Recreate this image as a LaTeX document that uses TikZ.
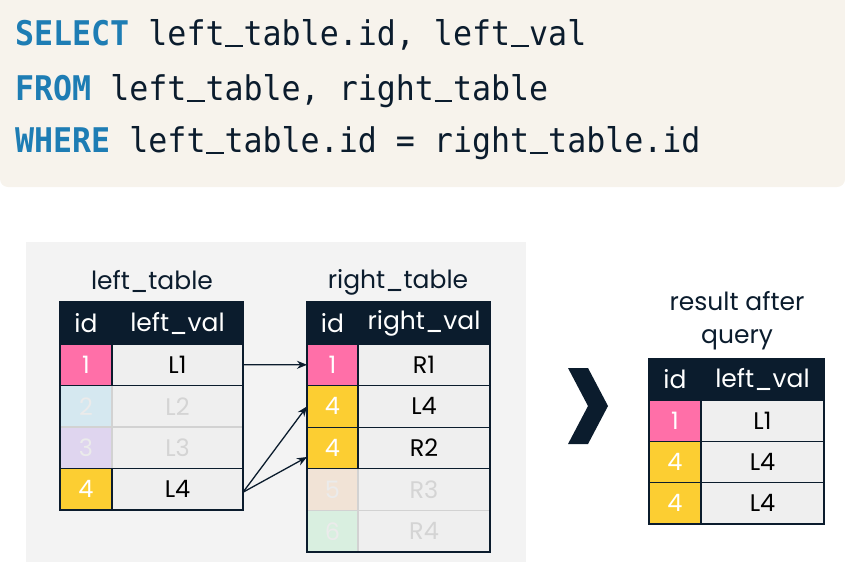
\documentclass[tikz,border=0pt]{standalone}
\usepackage{fontspec}
\setmainfont{Poppins}
\newfontfamily\codefont[FakeStretch=0.93]{DejaVu Sans Mono}
\usetikzlibrary{arrows.meta,calc}
\definecolor{navy}{HTML}{0B1C2D}
\definecolor{pinkc}{HTML}{FF6FA8}
\definecolor{yellowc}{HTML}{FCCE32}
\definecolor{lblue}{HTML}{D5E8F0}
\definecolor{lav}{HTML}{DFD5EF}
\definecolor{peach}{HTML}{F1E3D6}
\definecolor{mint}{HTML}{D9EFE0}
\definecolor{cellgray}{HTML}{EFEFEF}
\definecolor{panelgray}{HTML}{F3F3F3}
\definecolor{fadetext}{HTML}{D4D4D4}
\definecolor{fadeid}{HTML}{EBEBEB}
\definecolor{fadeline}{HTML}{D2D2D2}
\definecolor{codebg}{HTML}{F7F3EC}
\definecolor{kwblue}{HTML}{1E7DB4}
\tikzset{
  cell/.style={draw=navy, line width=1.3pt, inner sep=0pt, outer sep=0pt, font=\fontsize{24}{28}\selectfont},
  fcell/.style={draw=fadeline, line width=1.3pt, inner sep=0pt, outer sep=0pt, font=\fontsize{24}{28}\selectfont},
  hdr/.style={fill=navy, draw=navy, line width=1.3pt, inner sep=0pt, outer sep=0pt, text=white, font=\fontsize{25}{29}\selectfont},
  frame/.style={draw=navy, line width=1.4pt},
  title/.style={anchor=base, inner sep=0pt, text=navy, font=\fontsize{25}{29}\selectfont},
  codeline/.style={anchor=base west, inner sep=0pt, text=navy, font=\codefont\fontsize{34}{38}\selectfont},
  link/.style={draw=navy, line width=1.3pt, -{Stealth[length=10pt,width=8pt]}},
}
\newcommand{\kwd}[1]{\textcolor{kwblue}{\bfseries #1}}
\newcommand{\us}{\setbox0\hbox{a}\hbox to\wd0{\hss\rule[-0.07em]{0.52em}{0.07em}\hss}}
\begin{document}
\begin{tikzpicture}[x=1pt,y=-1pt]
\useasboundingbox (0,0) rectangle (845,562);
% code box
\fill[codebg, rounded corners=8pt] (0,-20) -- (845,-20) -- (845,187) -- (0,187) -- cycle;
\node[codeline] (c1) at (15,45) {\kwd{SELECT} left\us table.id, left\us val};
\node[codeline] (c2) at (15,100) {\kwd{FROM} left\us table, right\us table};
\node[codeline] (c3) at (15,152) {\kwd{WHERE} left\us table.id = right\us table.id};
% panel
\fill[panelgray] (26,242) rectangle (526,562);
% ---------- left table ----------
\node[title] (lt) at (152,289) {left\_table};
\node[hdr, minimum width=52pt, minimum height=42pt] (lhid) at (86,323) {id};
\node[hdr, minimum width=131pt, minimum height=42pt] (lhval) at (177.5,323) {left\_val};
% faded rows
\node[fcell, fill=lblue, text=fadeid, minimum width=52pt, minimum height=41.5pt] (lid2) at (86,406.25) {2};
\node[fcell, fill=cellgray, text=fadetext, minimum width=131pt, minimum height=41.5pt] (lv2) at (177.5,406.25) {L2};
\node[fcell, fill=lav, text=fadeid, minimum width=52pt, minimum height=41.5pt] (lid3) at (86,447.75) {3};
\node[fcell, fill=cellgray, text=fadetext, minimum width=131pt, minimum height=41.5pt] (lv3) at (177.5,447.75) {L3};
% active rows
\node[cell, fill=pinkc, text=white, minimum width=52pt, minimum height=41.5pt] (lid1) at (86,364.75) {1};
\node[cell, fill=cellgray, text=black, minimum width=131pt, minimum height=41.5pt] (lv1) at (177.5,364.75) {L1};
\node[cell, fill=yellowc, text=white, minimum width=52pt, minimum height=41.5pt] (lid4) at (86,489.25) {4};
\node[cell, fill=cellgray, text=black, minimum width=131pt, minimum height=41.5pt] (lv4) at (177.5,489.25) {L4};
\draw[frame] (lhid.north west) rectangle (lv4.south east);
% ---------- right table ----------
\node[title] (rt) at (398,288) {right\_table};
\node[hdr, minimum width=51pt, minimum height=42pt] (rhid) at (332.5,323) {id};
\node[hdr, minimum width=132pt, minimum height=42pt] (rhval) at (424,323) {right\_val};
\node[fcell, fill=peach, text=fadeid, minimum width=51pt, minimum height=41.6pt] (rid5) at (332.5,489.6) {5};
\node[fcell, fill=cellgray, text=fadetext, minimum width=132pt, minimum height=41.6pt] (rv5) at (424,489.6) {R3};
\node[fcell, fill=mint, text=fadeid, minimum width=51pt, minimum height=41.6pt] (rid6) at (332.5,531.2) {6};
\node[fcell, fill=cellgray, text=fadetext, minimum width=132pt, minimum height=41.6pt] (rv6) at (424,531.2) {R4};
\node[cell, fill=pinkc, text=white, minimum width=51pt, minimum height=41.6pt] (rid1) at (332.5,364.8) {1};
\node[cell, fill=cellgray, text=black, minimum width=132pt, minimum height=41.6pt] (rv1) at (424,364.8) {R1};
\node[cell, fill=yellowc, text=white, minimum width=51pt, minimum height=41.6pt] (rid2) at (332.5,406.4) {4};
\node[cell, fill=cellgray, text=black, minimum width=132pt, minimum height=41.6pt] (rv2) at (424,406.4) {L4};
\node[cell, fill=yellowc, text=white, minimum width=51pt, minimum height=41.6pt] (rid3) at (332.5,448) {4};
\node[cell, fill=cellgray, text=black, minimum width=132pt, minimum height=41.6pt] (rv3) at (424,448) {R2};
\draw[frame] (rhid.north west) rectangle (rv6.south east);
% connectors
\draw[link] (lv1.east) -- (rid1.west);
\draw[link] ($(lv4.east)+(0,3)$) -- (rid2.west);
\draw[link] ($(lv4.east)+(0,3)$) -- ($(rid3.west)+(0,9)$);
% chevron
\fill[navy] (568,368) -- (588,368) -- (608,406) -- (588,444) -- (568,444) -- (588,406) -- cycle;
% ---------- result table ----------
\node[title] (res1) at (737,310) {result after};
\node[title] (res2) at (737,343) {query};
\node[hdr, minimum width=52pt, minimum height=41pt] (qhid) at (675,379.5) {id};
\node[hdr, minimum width=123pt, minimum height=41pt] (qhval) at (762.5,379.5) {left\_val};
\node[cell, fill=pinkc, text=white, minimum width=52pt, minimum height=41.3pt] (qid1) at (675,420.65) {1};
\node[cell, fill=cellgray, text=black, minimum width=123pt, minimum height=41.3pt] (qv1) at (762.5,420.65) {L1};
\node[cell, fill=yellowc, text=white, minimum width=52pt, minimum height=41.3pt] (qid2) at (675,461.95) {4};
\node[cell, fill=cellgray, text=black, minimum width=123pt, minimum height=41.3pt] (qv2) at (762.5,461.95) {L4};
\node[cell, fill=yellowc, text=white, minimum width=52pt, minimum height=41.3pt] (qid3) at (675,503.25) {4};
\node[cell, fill=cellgray, text=black, minimum width=123pt, minimum height=41.3pt] (qv3) at (762.5,503.25) {L4};
\draw[frame] (qhid.north west) rectangle (qv3.south east);
\end{tikzpicture}
\end{document}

Problem to solve
Leave out the pictures and copy the rest of the material above exactly.

Response to this task
Recreate this image as a LaTeX document that uses TikZ.
\documentclass[tikz,border=0pt]{standalone}
\usepackage{fontspec}
\setmainfont{Poppins}
\newfontfamily\codefont[FakeStretch=0.93]{DejaVu Sans Mono}
\usetikzlibrary{arrows.meta,calc}
\definecolor{navy}{HTML}{0B1C2D}
\definecolor{pinkc}{HTML}{FF6FA8}
\definecolor{yellowc}{HTML}{FCCE32}
\definecolor{lblue}{HTML}{D5E8F0}
\definecolor{lav}{HTML}{DFD5EF}
\definecolor{peach}{HTML}{F1E3D6}
\definecolor{mint}{HTML}{D9EFE0}
\definecolor{cellgray}{HTML}{EFEFEF}
\definecolor{panelgray}{HTML}{F3F3F3}
\definecolor{fadetext}{HTML}{D4D4D4}
\definecolor{fadeid}{HTML}{EBEBEB}
\definecolor{fadeline}{HTML}{D2D2D2}
\definecolor{codebg}{HTML}{F7F3EC}
\definecolor{kwblue}{HTML}{1E7DB4}
\tikzset{
  cell/.style={draw=navy, line width=1.3pt, inner sep=0pt, outer sep=0pt, font=\fontsize{24}{28}\selectfont},
  fcell/.style={draw=fadeline, line width=1.3pt, inner sep=0pt, outer sep=0pt, font=\fontsize{24}{28}\selectfont},
  hdr/.style={fill=navy, draw=navy, line width=1.3pt, inner sep=0pt, outer sep=0pt, text=white, font=\fontsize{25}{29}\selectfont},
  frame/.style={draw=navy, line width=1.4pt},
  title/.style={anchor=base, inner sep=0pt, text=navy, font=\fontsize{25}{29}\selectfont},
  codeline/.style={anchor=base west, inner sep=0pt, text=navy, font=\codefont\fontsize{34}{38}\selectfont},
  link/.style={draw=navy, line width=1.3pt, -{Stealth[length=10pt,width=8pt]}},
}
\newcommand{\kwd}[1]{\textcolor{kwblue}{\bfseries #1}}
\newcommand{\us}{\setbox0\hbox{a}\hbox to\wd0{\hss\rule[-0.07em]{0.52em}{0.07em}\hss}}
\begin{document}
\begin{tikzpicture}[x=1pt,y=-1pt]
\useasboundingbox (0,0) rectangle (845,562);
% code box
\fill[codebg, rounded corners=8pt] (0,-20) -- (845,-20) -- (845,187) -- (0,187) -- cycle;
\node[codeline] (c1) at (15,45) {\kwd{SELECT} left\us table.id, left\us val};
\node[codeline] (c2) at (15,100) {\kwd{FROM} left\us table, right\us table};
\node[codeline] (c3) at (15,152) {\kwd{WHERE} left\us table.id = right\us table.id};
% panel
\fill[panelgray] (26,242) rectangle (526,562);
% ---------- left table ----------
\node[title] (lt) at (152,289) {left\_table};
\node[hdr, minimum width=52pt, minimum height=42pt] (lhid) at (86,323) {id};
\node[hdr, minimum width=131pt, minimum height=42pt] (lhval) at (177.5,323) {left\_val};
% faded rows
\node[fcell, fill=lblue, text=fadeid, minimum width=52pt, minimum height=41.5pt] (lid2) at (86,406.25) {2};
\node[fcell, fill=cellgray, text=fadetext, minimum width=131pt, minimum height=41.5pt] (lv2) at (177.5,406.25) {L2};
\node[fcell, fill=lav, text=fadeid, minimum width=52pt, minimum height=41.5pt] (lid3) at (86,447.75) {3};
\node[fcell, fill=cellgray, text=fadetext, minimum width=131pt, minimum height=41.5pt] (lv3) at (177.5,447.75) {L3};
% active rows
\node[cell, fill=pinkc, text=white, minimum width=52pt, minimum height=41.5pt] (lid1) at (86,364.75) {1};
\node[cell, fill=cellgray, text=black, minimum width=131pt, minimum height=41.5pt] (lv1) at (177.5,364.75) {L1};
\node[cell, fill=yellowc, text=white, minimum width=52pt, minimum height=41.5pt] (lid4) at (86,489.25) {4};
\node[cell, fill=cellgray, text=black, minimum width=131pt, minimum height=41.5pt] (lv4) at (177.5,489.25) {L4};
\draw[frame] (lhid.north west) rectangle (lv4.south east);
% ---------- right table ----------
\node[title] (rt) at (398,288) {right\_table};
\node[hdr, minimum width=51pt, minimum height=42pt] (rhid) at (332.5,323) {id};
\node[hdr, minimum width=132pt, minimum height=42pt] (rhval) at (424,323) {right\_val};
\node[fcell, fill=peach, text=fadeid, minimum width=51pt, minimum height=41.6pt] (rid5) at (332.5,489.6) {5};
\node[fcell, fill=cellgray, text=fadetext, minimum width=132pt, minimum height=41.6pt] (rv5) at (424,489.6) {R3};
\node[fcell, fill=mint, text=fadeid, minimum width=51pt, minimum height=41.6pt] (rid6) at (332.5,531.2) {6};
\node[fcell, fill=cellgray, text=fadetext, minimum width=132pt, minimum height=41.6pt] (rv6) at (424,531.2) {R4};
\node[cell, fill=pinkc, text=white, minimum width=51pt, minimum height=41.6pt] (rid1) at (332.5,364.8) {1};
\node[cell, fill=cellgray, text=black, minimum width=132pt, minimum height=41.6pt] (rv1) at (424,364.8) {R1};
\node[cell, fill=yellowc, text=white, minimum width=51pt, minimum height=41.6pt] (rid2) at (332.5,406.4) {4};
\node[cell, fill=cellgray, text=black, minimum width=132pt, minimum height=41.6pt] (rv2) at (424,406.4) {L4};
\node[cell, fill=yellowc, text=white, minimum width=51pt, minimum height=41.6pt] (rid3) at (332.5,448) {4};
\node[cell, fill=cellgray, text=black, minimum width=132pt, minimum height=41.6pt] (rv3) at (424,448) {R2};
\draw[frame] (rhid.north west) rectangle (rv6.south east);
% connectors
\draw[link] (lv1.east) -- (rid1.west);
\draw[link] ($(lv4.east)+(0,3)$) -- (rid2.west);
\draw[link] ($(lv4.east)+(0,3)$) -- ($(rid3.west)+(0,9)$);
% chevron
\fill[navy] (568,368) -- (588,368) -- (608,406) -- (588,444) -- (568,444) -- (588,406) -- cycle;
% ---------- result table ----------
\node[title] (res1) at (737,310) {result after};
\node[title] (res2) at (737,343) {query};
\node[hdr, minimum width=52pt, minimum height=41pt] (qhid) at (675,379.5) {id};
\node[hdr, minimum width=123pt, minimum height=41pt] (qhval) at (762.5,379.5) {left\_val};
\node[cell, fill=pinkc, text=white, minimum width=52pt, minimum height=41.3pt] (qid1) at (675,420.65) {1};
\node[cell, fill=cellgray, text=black, minimum width=123pt, minimum height=41.3pt] (qv1) at (762.5,420.65) {L1};
\node[cell, fill=yellowc, text=white, minimum width=52pt, minimum height=41.3pt] (qid2) at (675,461.95) {4};
\node[cell, fill=cellgray, text=black, minimum width=123pt, minimum height=41.3pt] (qv2) at (762.5,461.95) {L4};
\node[cell, fill=yellowc, text=white, minimum width=52pt, minimum height=41.3pt] (qid3) at (675,503.25) {4};
\node[cell, fill=cellgray, text=black, minimum width=123pt, minimum height=41.3pt] (qv3) at (762.5,503.25) {L4};
\draw[frame] (qhid.north west) rectangle (qv3.south east);
\end{tikzpicture}
\end{document}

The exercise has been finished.